> **GIVEN PROBLEM**: Each line of the listing must be transcribed exactly, except for the images, which should be excluded.

> **SOURCE MATERIAL**:

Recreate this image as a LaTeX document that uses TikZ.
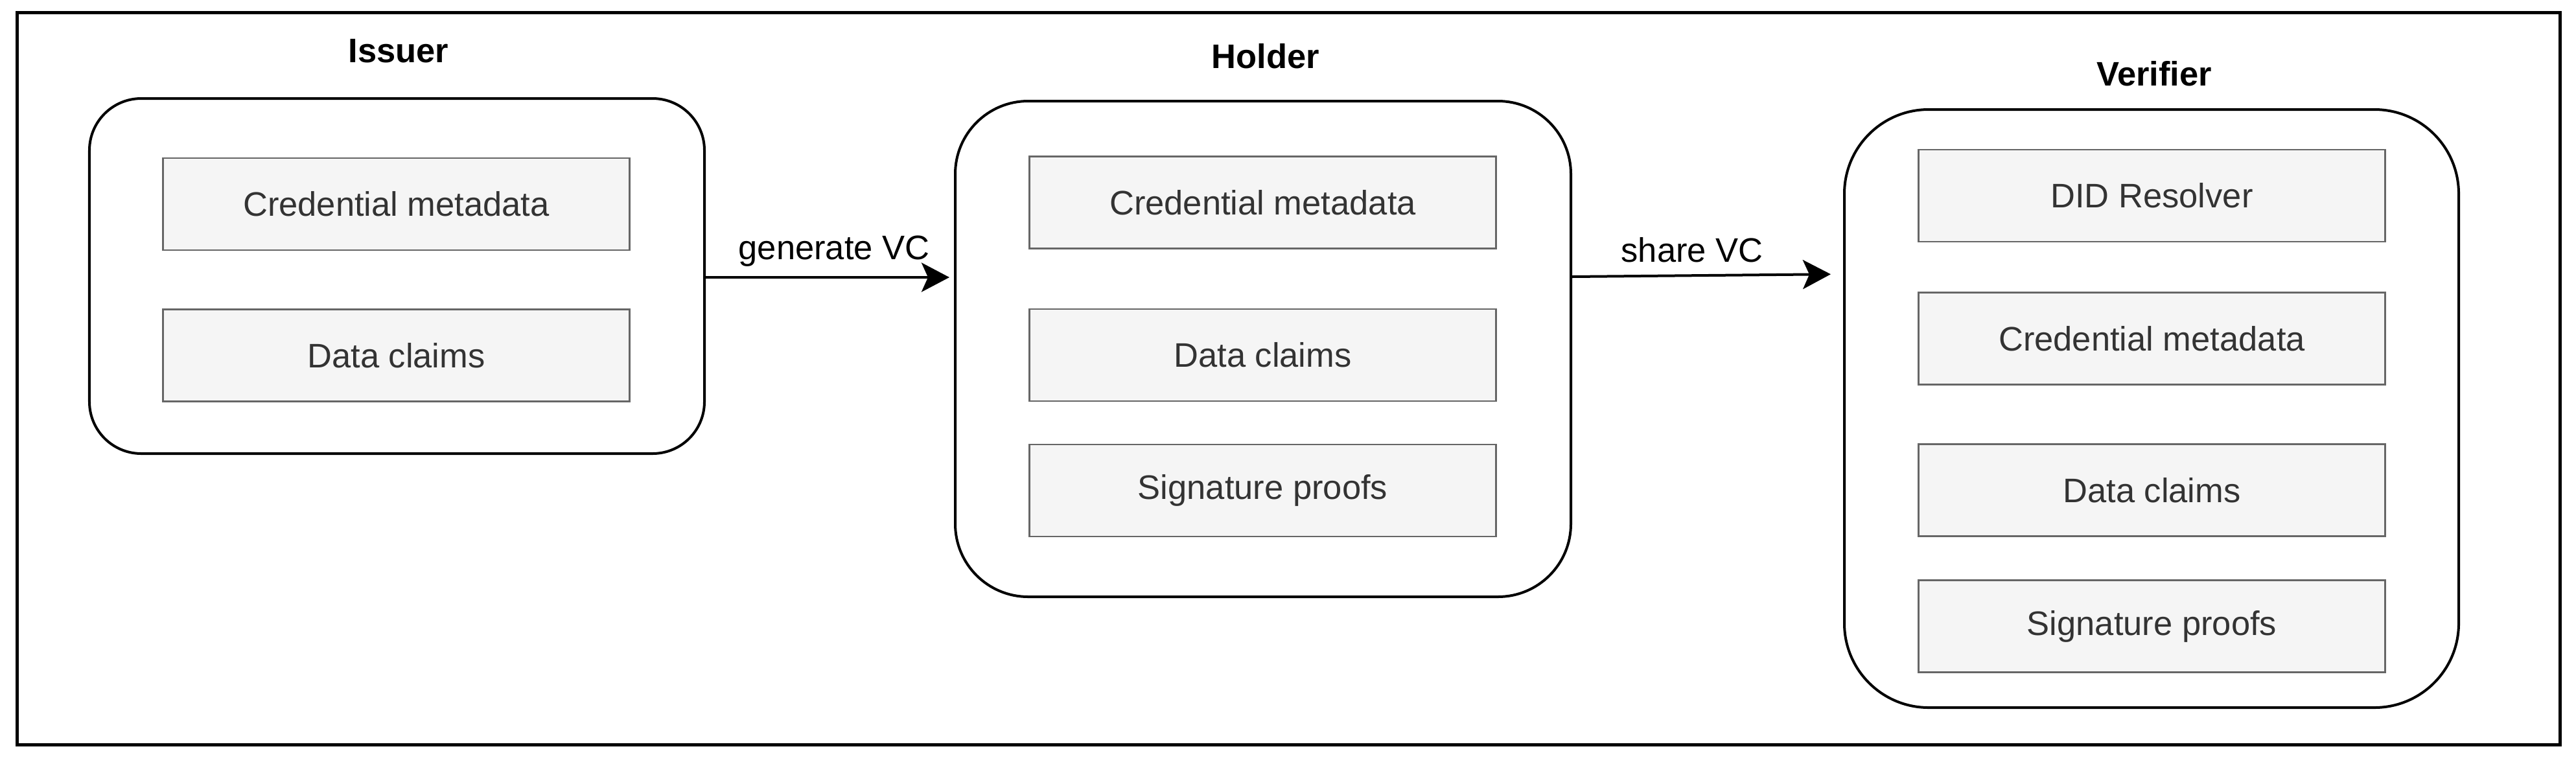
\documentclass[tikz,border=0pt]{standalone}
\usepackage{fontspec}
\setmainfont{Liberation Sans}
\usepackage{tikz}
\usetikzlibrary{arrows.meta}

\definecolor{itemfill}{RGB}{245,245,245}
\definecolor{itemline}{RGB}{102,102,102}
\definecolor{itemtext}{RGB}{51,51,51}

\begin{document}
\begin{tikzpicture}[x=0.2pt,y=0.2pt,yscale=-1,xscale=1,
  party/.style={draw=black,line width=0.8pt,fill=white,inner sep=0pt},
  item/.style={draw=itemline,fill=itemfill,text=itemtext,line width=0.5pt,inner sep=0pt,
    minimum width=144pt,minimum height=28.4pt,font=\fontsize{10.5}{12}\selectfont},
  title/.style={anchor=base,inner sep=0pt,font=\fontsize{10.5}{12}\selectfont\bfseries},
  flowlabel/.style={anchor=base,inner sep=0pt,font=\fontsize{10.5}{12}\selectfont},
  flow/.style={line width=0.8pt,-{Stealth[length=8.6pt,width=9pt,inset=2pt]}}]
%set diagram left start at 0, and has height of 1175
\useasboundingbox (0,0) rectangle (3975,1175);

%Outer frame
\draw [line width=1pt] (26.5,19.5) rectangle (3950.5,1149.5);

%Rounded Rect Issuer
\node [party,minimum width=189.8pt,minimum height=109.6pt,rounded corners=16pt] (issuer) at (612.5,426) {};
\node [item] (issuerMeta) at (611.5,315) {Credential metadata};
\node [item] (issuerClaims) at (611.5,548.5) {Data claims};

%Rounded Rect Holder
\node [party,minimum width=190pt,minimum height=153pt,rounded corners=22.5pt] (holder) at (1949,538.5) {};
\node [item] (holderMeta) at (1948.5,312.5) {Credential metadata};
\node [item] (holderClaims) at (1948.5,548) {Data claims};
\node [item] (holderProofs) at (1948.5,757) {Signature proofs};

%Rounded Rect Verifier
\node [party,minimum width=189.6pt,minimum height=184.6pt,rounded corners=26pt] (verifier) at (3320,630.5) {};
\node [item] (verifierDid) at (3320.5,302) {DID Resolver};
\node [item] (verifierMeta) at (3320.5,522.5) {Credential metadata};
\node [item] (verifierClaims) at (3320.5,756.5) {Data claims};
\node [item] (verifierProofs) at (3320.5,966.5) {Signature proofs};

% Text Node
\node [title] (issuerTitle) at (615,96) {Issuer};
% Text Node
\node [title] (holderTitle) at (1953,105) {Holder};
% Text Node
\node [title] (verifierTitle) at (3324,132) {Verifier};

%Straight Lines
\draw [flow,shorten >=1.4pt] (issuer.east |- 0,428) -- (holder.west |- 0,428);
%Straight Lines
\draw [flow,shorten >=3.8pt] (holder.east |- 0,427) -- (verifier.west |- 0,423);

% Text Node
\node [flowlabel] (generateLabel) at (1287,400) {generate VC};
% Text Node
\node [flowlabel] (shareLabel) at (2611,404) {share VC};

\end{tikzpicture}
\end{document}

> **REPLY TO THE EXERCISE**:
Recreate this image as a LaTeX document that uses TikZ.
\documentclass[tikz,border=0pt]{standalone}
\usepackage{fontspec}
\setmainfont{Liberation Sans}
\usepackage{tikz}
\usetikzlibrary{arrows.meta}

\definecolor{itemfill}{RGB}{245,245,245}
\definecolor{itemline}{RGB}{102,102,102}
\definecolor{itemtext}{RGB}{51,51,51}

\begin{document}
\begin{tikzpicture}[x=0.2pt,y=0.2pt,yscale=-1,xscale=1,
  party/.style={draw=black,line width=0.8pt,fill=white,inner sep=0pt},
  item/.style={draw=itemline,fill=itemfill,text=itemtext,line width=0.5pt,inner sep=0pt,
    minimum width=144pt,minimum height=28.4pt,font=\fontsize{10.5}{12}\selectfont},
  title/.style={anchor=base,inner sep=0pt,font=\fontsize{10.5}{12}\selectfont\bfseries},
  flowlabel/.style={anchor=base,inner sep=0pt,font=\fontsize{10.5}{12}\selectfont},
  flow/.style={line width=0.8pt,-{Stealth[length=8.6pt,width=9pt,inset=2pt]}}]
%set diagram left start at 0, and has height of 1175
\useasboundingbox (0,0) rectangle (3975,1175);

%Outer frame
\draw [line width=1pt] (26.5,19.5) rectangle (3950.5,1149.5);

%Rounded Rect Issuer
\node [party,minimum width=189.8pt,minimum height=109.6pt,rounded corners=16pt] (issuer) at (612.5,426) {};
\node [item] (issuerMeta) at (611.5,315) {Credential metadata};
\node [item] (issuerClaims) at (611.5,548.5) {Data claims};

%Rounded Rect Holder
\node [party,minimum width=190pt,minimum height=153pt,rounded corners=22.5pt] (holder) at (1949,538.5) {};
\node [item] (holderMeta) at (1948.5,312.5) {Credential metadata};
\node [item] (holderClaims) at (1948.5,548) {Data claims};
\node [item] (holderProofs) at (1948.5,757) {Signature proofs};

%Rounded Rect Verifier
\node [party,minimum width=189.6pt,minimum height=184.6pt,rounded corners=26pt] (verifier) at (3320,630.5) {};
\node [item] (verifierDid) at (3320.5,302) {DID Resolver};
\node [item] (verifierMeta) at (3320.5,522.5) {Credential metadata};
\node [item] (verifierClaims) at (3320.5,756.5) {Data claims};
\node [item] (verifierProofs) at (3320.5,966.5) {Signature proofs};

% Text Node
\node [title] (issuerTitle) at (615,96) {Issuer};
% Text Node
\node [title] (holderTitle) at (1953,105) {Holder};
% Text Node
\node [title] (verifierTitle) at (3324,132) {Verifier};

%Straight Lines
\draw [flow,shorten >=1.4pt] (issuer.east |- 0,428) -- (holder.west |- 0,428);
%Straight Lines
\draw [flow,shorten >=3.8pt] (holder.east |- 0,427) -- (verifier.west |- 0,423);

% Text Node
\node [flowlabel] (generateLabel) at (1287,400) {generate VC};
% Text Node
\node [flowlabel] (shareLabel) at (2611,404) {share VC};

\end{tikzpicture}
\end{document}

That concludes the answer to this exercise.